Samsung announces the first UFS removable storage cards that could replace the slower micro-SD cards, but devices with slots for the new type of media aren't available yet.
According to Computerworld, Samsung's UFS card is based on the Universal Flash Storage 1.0 Card Extension standard. This will come in capacities in the range from 32GB to 256GB. The new type of super-fast storage media could be used in various devices such as robots, drones, cameras, mobile devices and virtual reality headsets.
Samsung's UFS media fits the need for high-capacity and faster removable storage in electronics. The super-fast UFS memory cards can compete in performance with the current micro-SD media by moving data much faster in and out of the card.
A UFS memory card will allow users to read a full high-resolution movie file of around 5 GB of data in just 10 seconds. According to Samsung's claims, a UHS-1 micro-SD card would take 50 seconds to perform the same operation.
UFS cards can have the ability to extract and write video without lagging and they can be as fast as internal storage. This is important in the context of the current market, where cameras are now shooting 4K video.

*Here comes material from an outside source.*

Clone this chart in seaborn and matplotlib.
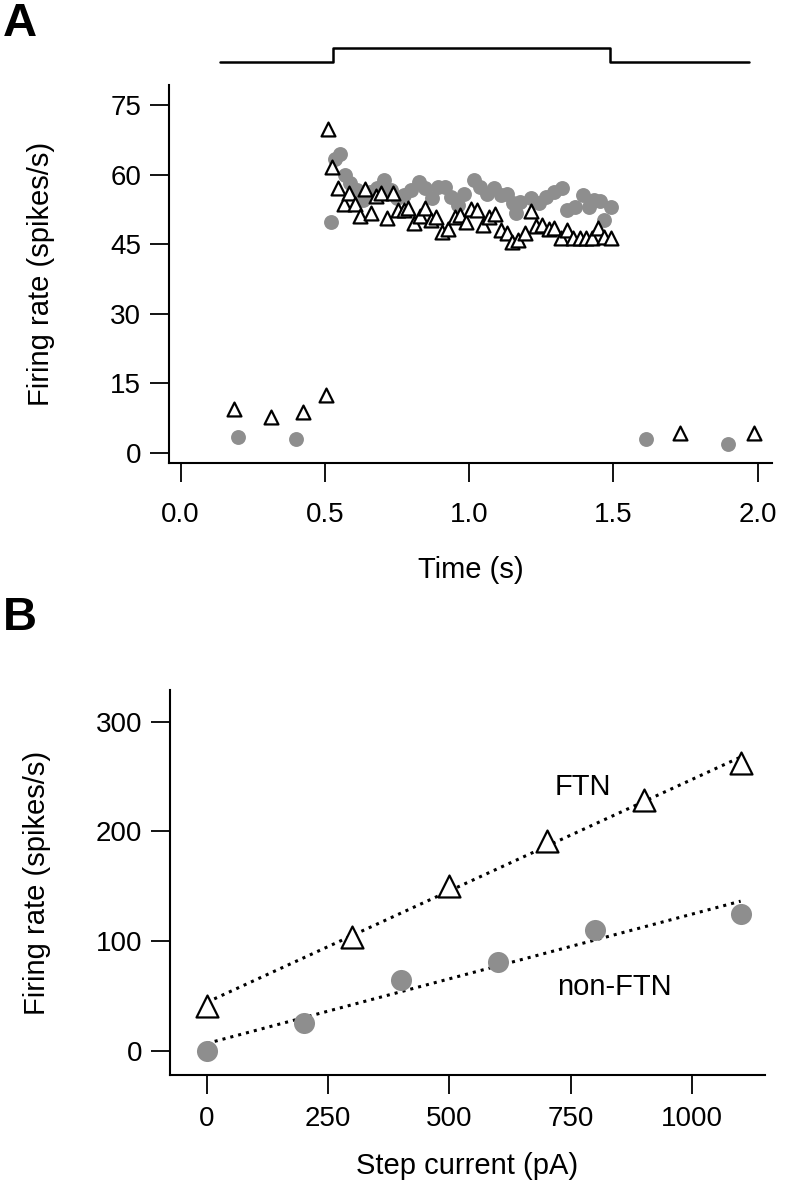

Especially in top-line cameras, this is something micro-SD cards struggle with.
The only problem is that UFS cards will fit only in specific slots, not present in current devices yet. It is still hard to predict when UFS card slots will reach devices, since moving to the new technology could take time. Chipmakers will have to make circuits and controllers, while device makers will have to design UFS slots into products.
It is unknown how successful UFS will become as storage media. Micro-SD cards today offer more storage, but the faster speed may give device makers a reason to implement UFS slots instead of the current micro-SD.
According to The Verge, Samsung claims that its 256 GB UFS memory card has a sequential read speed of 530 megabytes per second (MBps) and a random read speed 20 times faster than a micro-SD card. This is similar to the speed provided by some SATA-based solid state drives. The sequential write speed is about two times faster and the random write speed is 350 times faster than micro-SD.